Sophie concludes: “It’s a huge, huge undertaking and I don’t think people should go into it lightly. You need to weigh up all of your options, but if you can do it and you can do it successfully, I think it is a massive benefit for your store.”
Scourie Spar owner Innes MacDonald tells SLR he has started to sell a lot more coffee of late.
The reason for the hike in coffee sales is down to his recent investment in Barista Bar. “I was in two minds about it,” he conceded. “I’d pushed Tchibo onto a lot of people because it was so good.” However, the old machine used powdered milk, whereas the new machine uses fresh, and Innes was amazed with the results. “We’re 30% up in sales, it’s flying!” he grins. “The Barista visually and quality-wise blows you away,” he says.
Brown adds: “Working in conjunction with Henderson’s, Barista Bar has exceeded all expectations,” he says. “It is exclusive to Spar in Scotland. In terms of the margins and the way it’s operating, it is far superior to other coffees on the road and in Northern Ireland it’s the number one brand by a long way.
“We’ve got a breakfast meal deal, which is just £2.99 for a coffee and a breakfast roll. So, when the coffee is £2.60, you’re actually buying a breakfast roll for 39p and the retailer is still making a good margin on that.”
Barista Bar brand manager, Keavy O’Mahony-Truesdale, says: “We’ve had a tremendous 2024 with CJ Lang.

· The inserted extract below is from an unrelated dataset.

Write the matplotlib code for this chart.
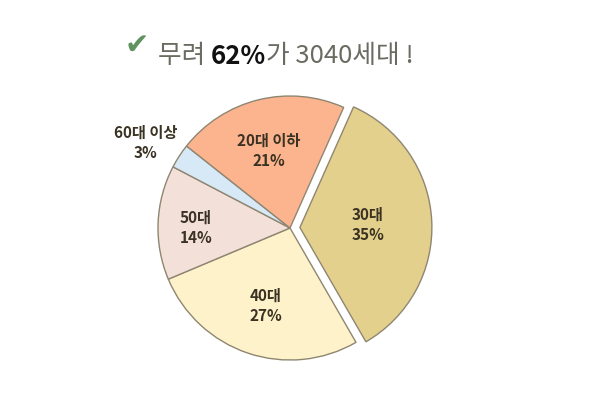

From March until December we installed Barista at 116 Spar Scotland sites.” She reveals that company-owned stores have since seen a 37.5% uplift in cup numbers.
The machines have also made their way into several independent retailers and O’Mahony-Truesdale is hopeful that more will follow suit. “They’ve been watching and hearing the success from their peers and now the appetite is definitely that they want a piece of the action,” she says.
“At 1.1 metre wide, it’s the best addition you can put in your store to bring in revenue, improve profits and improve footfall.”